EXERCISE: From the first line of the data below through the line bearing "plt.rcParams['mathtext.fontset'] = 'cm'", reproduce each line exactly; do not include pictures.

------ INFORMATION SHOWN ------

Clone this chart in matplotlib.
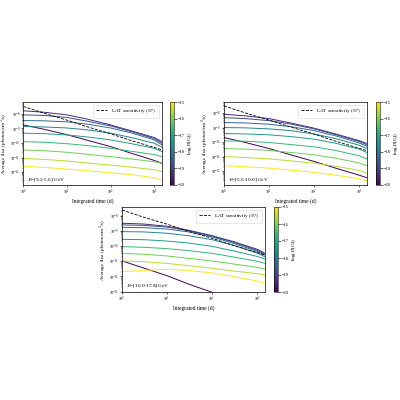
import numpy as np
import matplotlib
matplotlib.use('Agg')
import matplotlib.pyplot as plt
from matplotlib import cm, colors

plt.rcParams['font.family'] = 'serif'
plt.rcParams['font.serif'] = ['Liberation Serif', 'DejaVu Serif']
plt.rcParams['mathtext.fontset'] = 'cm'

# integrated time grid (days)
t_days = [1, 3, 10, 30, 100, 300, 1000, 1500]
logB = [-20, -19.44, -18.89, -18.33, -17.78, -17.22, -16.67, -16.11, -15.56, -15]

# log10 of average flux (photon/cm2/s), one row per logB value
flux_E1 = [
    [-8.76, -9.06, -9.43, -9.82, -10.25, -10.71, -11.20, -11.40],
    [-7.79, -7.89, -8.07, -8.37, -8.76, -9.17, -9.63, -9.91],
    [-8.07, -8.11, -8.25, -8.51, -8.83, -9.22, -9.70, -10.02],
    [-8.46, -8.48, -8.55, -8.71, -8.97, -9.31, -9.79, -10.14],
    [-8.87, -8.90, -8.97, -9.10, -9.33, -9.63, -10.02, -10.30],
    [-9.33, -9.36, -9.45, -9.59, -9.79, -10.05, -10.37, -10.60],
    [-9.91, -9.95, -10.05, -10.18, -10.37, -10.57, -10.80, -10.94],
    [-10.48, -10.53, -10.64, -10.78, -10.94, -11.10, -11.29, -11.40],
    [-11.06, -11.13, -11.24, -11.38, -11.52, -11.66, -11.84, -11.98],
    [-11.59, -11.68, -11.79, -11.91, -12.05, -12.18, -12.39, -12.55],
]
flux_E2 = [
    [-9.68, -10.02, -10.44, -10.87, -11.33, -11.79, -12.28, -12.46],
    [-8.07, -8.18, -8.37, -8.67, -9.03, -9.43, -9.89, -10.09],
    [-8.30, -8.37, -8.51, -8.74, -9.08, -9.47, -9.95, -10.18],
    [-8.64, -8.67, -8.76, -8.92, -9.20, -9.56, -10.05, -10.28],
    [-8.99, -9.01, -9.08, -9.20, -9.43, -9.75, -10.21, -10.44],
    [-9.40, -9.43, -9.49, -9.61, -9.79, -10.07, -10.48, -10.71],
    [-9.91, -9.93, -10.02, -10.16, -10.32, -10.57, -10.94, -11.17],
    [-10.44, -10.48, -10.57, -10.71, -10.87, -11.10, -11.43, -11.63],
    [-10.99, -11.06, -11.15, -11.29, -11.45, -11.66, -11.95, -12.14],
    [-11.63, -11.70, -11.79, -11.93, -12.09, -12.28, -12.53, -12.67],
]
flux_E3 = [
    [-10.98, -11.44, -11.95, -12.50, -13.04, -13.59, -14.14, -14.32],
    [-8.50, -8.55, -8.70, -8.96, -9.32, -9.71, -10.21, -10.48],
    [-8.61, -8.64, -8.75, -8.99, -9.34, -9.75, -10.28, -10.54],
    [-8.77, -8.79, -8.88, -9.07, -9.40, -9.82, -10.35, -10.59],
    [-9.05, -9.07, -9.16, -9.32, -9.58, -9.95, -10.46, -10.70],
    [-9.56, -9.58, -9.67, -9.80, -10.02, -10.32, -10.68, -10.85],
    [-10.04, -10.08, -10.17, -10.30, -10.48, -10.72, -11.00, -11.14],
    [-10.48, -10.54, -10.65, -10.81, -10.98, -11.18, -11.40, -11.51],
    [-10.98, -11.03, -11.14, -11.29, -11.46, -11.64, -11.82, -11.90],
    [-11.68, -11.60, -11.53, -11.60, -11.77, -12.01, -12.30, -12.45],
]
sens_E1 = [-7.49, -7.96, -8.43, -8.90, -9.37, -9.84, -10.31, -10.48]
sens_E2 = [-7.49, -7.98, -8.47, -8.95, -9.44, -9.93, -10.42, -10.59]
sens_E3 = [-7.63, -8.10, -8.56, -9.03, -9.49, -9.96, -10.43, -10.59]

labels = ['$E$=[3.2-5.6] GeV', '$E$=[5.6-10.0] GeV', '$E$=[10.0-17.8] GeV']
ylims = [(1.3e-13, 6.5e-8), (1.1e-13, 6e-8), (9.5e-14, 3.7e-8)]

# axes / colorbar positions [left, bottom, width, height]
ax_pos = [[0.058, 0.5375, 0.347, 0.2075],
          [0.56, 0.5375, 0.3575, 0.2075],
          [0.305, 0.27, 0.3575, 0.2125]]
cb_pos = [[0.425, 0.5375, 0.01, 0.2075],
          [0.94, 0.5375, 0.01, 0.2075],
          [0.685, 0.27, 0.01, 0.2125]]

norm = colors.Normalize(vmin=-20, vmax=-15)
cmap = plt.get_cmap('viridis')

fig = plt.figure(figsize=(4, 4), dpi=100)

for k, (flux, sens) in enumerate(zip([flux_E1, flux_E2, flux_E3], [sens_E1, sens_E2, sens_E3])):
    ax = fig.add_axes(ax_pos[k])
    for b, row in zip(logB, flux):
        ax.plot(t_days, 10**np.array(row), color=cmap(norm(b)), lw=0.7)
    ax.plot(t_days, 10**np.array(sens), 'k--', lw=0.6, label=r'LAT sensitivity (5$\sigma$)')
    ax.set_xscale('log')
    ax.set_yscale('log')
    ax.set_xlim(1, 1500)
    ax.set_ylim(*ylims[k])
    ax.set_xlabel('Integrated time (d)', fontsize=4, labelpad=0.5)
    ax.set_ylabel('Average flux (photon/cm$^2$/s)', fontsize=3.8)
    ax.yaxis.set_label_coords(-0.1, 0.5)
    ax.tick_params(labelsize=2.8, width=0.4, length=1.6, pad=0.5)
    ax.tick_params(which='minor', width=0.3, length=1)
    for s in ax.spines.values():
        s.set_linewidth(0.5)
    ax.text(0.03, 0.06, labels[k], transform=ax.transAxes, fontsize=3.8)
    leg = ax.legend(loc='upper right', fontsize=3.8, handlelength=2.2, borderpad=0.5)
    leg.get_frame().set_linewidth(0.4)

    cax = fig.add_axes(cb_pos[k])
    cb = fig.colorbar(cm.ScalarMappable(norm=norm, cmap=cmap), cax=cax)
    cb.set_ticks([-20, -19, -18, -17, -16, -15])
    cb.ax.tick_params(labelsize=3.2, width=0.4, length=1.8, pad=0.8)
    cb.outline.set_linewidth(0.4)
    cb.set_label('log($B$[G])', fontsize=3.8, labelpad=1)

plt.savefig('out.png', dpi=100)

------

SOLUTION TO THIS PROBLEM:
Clone this chart in matplotlib.
import numpy as np
import matplotlib
matplotlib.use('Agg')
import matplotlib.pyplot as plt
from matplotlib import cm, colors

plt.rcParams['font.family'] = 'serif'
plt.rcParams['font.serif'] = ['Liberation Serif', 'DejaVu Serif']
plt.rcParams['mathtext.fontset'] = 'cm'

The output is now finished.